Due to efforts by the Ukrainian side to sabotage their work, Russia was compelled to discontinue its personnel’s participation in the JCCC on December 19, 2019.
Only one of the agreement’s 13 provisions – the exchange of prisoners of war – has been successfully implemented in nearly eight years. Kiev has been accused by the Donbass republics and Minsk’s Russian guarantors of illegally absorbing settlements in the buffer zone and placing heavy equipment, as well as shelling settlements on a regular basis.
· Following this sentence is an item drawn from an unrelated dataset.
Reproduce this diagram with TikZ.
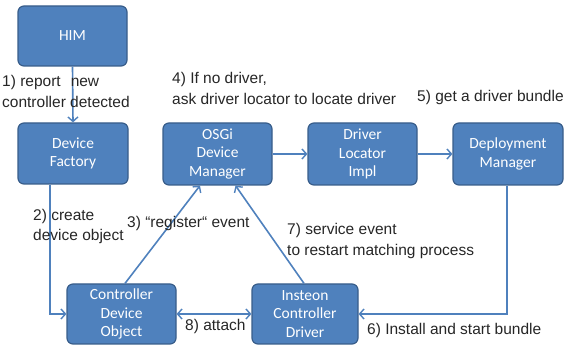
\documentclass[tikz,border=0pt]{standalone}
\usepackage{fontspec}
\setmainfont{Liberation Sans}
\newfontfamily\boxfont{Carlito}
\usetikzlibrary{arrows.meta,calc}
\definecolor{boxfill}{RGB}{79,129,189}
\definecolor{boxline}{RGB}{56,93,138}
\definecolor{conn}{RGB}{79,129,189}
\tikzset{
  blk/.style={draw=boxline, fill=boxfill, line width=1.2pt, rounded corners=6pt,
    text=white, font=\boxfont\fontsize{15.5}{18.5}\selectfont, align=center,
    inner sep=0pt},
  conn/.style={draw=conn, line width=1.6pt, -{Straight Barb[length=4.5pt,width=10pt,line width=1.4pt]}},
  lbl/.style={font=\fontsize{15.5}{20.5}\selectfont, align=left, anchor=west, inner sep=0pt, text=black!85}
}
\begin{document}
\begin{tikzpicture}[x=1pt,y=-1pt]
\useasboundingbox (0,0) rectangle (566,347);
% boxes
\node[blk, minimum width=109pt, minimum height=60pt] (him) at (72.5,36) {HIM};
\node[blk, minimum width=110pt, minimum height=61pt] (df) at (73,153.5) {Device\\Factory};
\node[blk, minimum width=109pt, minimum height=62pt] (osgi) at (217.5,154) {OSGi\\Device\\Manager};
\node[blk, minimum width=109pt, minimum height=62pt] (dli) at (362.5,154) {Driver\\Locator\\Impl};
\node[blk, minimum width=110pt, minimum height=62pt] (dm) at (508,154) {Deployment\\Manager};
\node[blk, minimum width=109pt, minimum height=60pt] (cdo) at (121.5,314) {Controller\\Device\\Object};
\node[blk, minimum width=106pt, minimum height=60pt] (icd) at (305,314) {Insteon\\Controller\\Driver};
% connectors
\coordinate (cl) at (50,314);
\coordinate (cr) at (507,314);
\draw[conn] (him.south) -- (df.north);
\draw[conn] (osgi.east) -- (dli.west);
\draw[conn] (dli.east) -- (dm.west);
\draw[conn] (cl |- df.south) -- (cl) -- (cdo.west);
\draw[conn] (cr |- dm.south) -- (cr) -- (icd.east);
\draw[conn, {Straight Barb[length=4.5pt,width=10pt,line width=1.4pt]}-{Straight Barb[length=4.5pt,width=10pt,line width=1.4pt]}] (cdo.east) -- (icd.west);
\draw[conn] ($(cdo.north)+(3.5,0)$) -- ($(osgi.south)+(-17.5,0)$);
\draw[conn] ($(icd.north)+(-1,0)$) -- ($(osgi.south)+(18,0)$);
% labels
\node[lbl] (l1) at (2,91.5) {1) report\hspace{10pt}new\\controller detected};
\node[lbl] (l4) at (172,88.5) {4) If no driver,\\ask driver locator to locate driver};
\node[lbl] (l5) at (417,97) {5) get a driver bundle};
\node[lbl] (l2) at (33,226.5) {2) create\\device object};
\node[lbl] (l3) at (127,223) {3) “register“ event};
\node[lbl] (l7) at (287,241) {7) service event\\to restart matching process};
\node[lbl] (l8) at (185,326) {8) attach};
\node[lbl] (l6) at (367,330) {6) Install and start bundle};
\end{tikzpicture}
\end{document}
Before local elections in the Donbass could be held, Kiev maintained, it would need to take control of the Donbass’s border with Russia. The Verkhovna Rada, Ukraine’s parliament, enacted a bill on the Donbass’ special status in 2015, but tied its implementation to local elections, in clear violation of Minsk’s provisions.
The so-called Steinmeier Formula, named after the German foreign minister at the time, Frank-Walter Steinmeier, was agreed by the contact group in 2019, and it aimed to give the Minsk peace plan a much-needed boost. The text recommended putting into effect the 2015 law granting special status to the Donbass once the OSCE recognised local elections there. It was also proposed that both sides move their forces back from the line of engagement.
When pressured by ultra-right radicals, Petro Poroshenko’s allies, and other political forces who had gathered in the streets of Kiev for mass protests, newly elected Ukrainian President Volodymyr Zelensky initially expressed support for the proposal, but eventually backed down, preventing the formula’s implementation.
Minsk Breaks Down
Zelensky attempted, but failed, to continue observing Minsk’s stipulations. Fighters from the neo-Nazi Azov Regiment stationed in the village of Zolotoe in the Lugansk area refused to withdraw their guns in November 2019, and even threatened to boost their numbers.
In 2020, Kiev’s rhetoric changed dramatically. The Ukrainian administration began to press for a revision of the Minsk agreement. The agreement’s terms, which stipulated that Donbass’s border with Russia be restored to Kiev only after municipal elections in Donetsk and Lugansk, were unsatisfactory to the authorities. President Zelensky proposed a new method for removing forces from the line of contact based on a sectoral principle rather than across the entire line.
What Changed in 2020?
Zelensky told Ukrainian media in December 2020 that he would like to abolish the Minsk Agreements, but that he was unable to do so for fear of European countries lifting sanctions against Russia and the leaders of the unrecognised Donbass republics. He claimed it was too early to talk about a backup ‘Plan B.’
Several further meetings of Normandy Format delegates were conducted in 2021, but little progress was made. The political approach to settling the crisis had come to a halt by the beginning of December, and the military escalation of the situation along the line of contact had begun.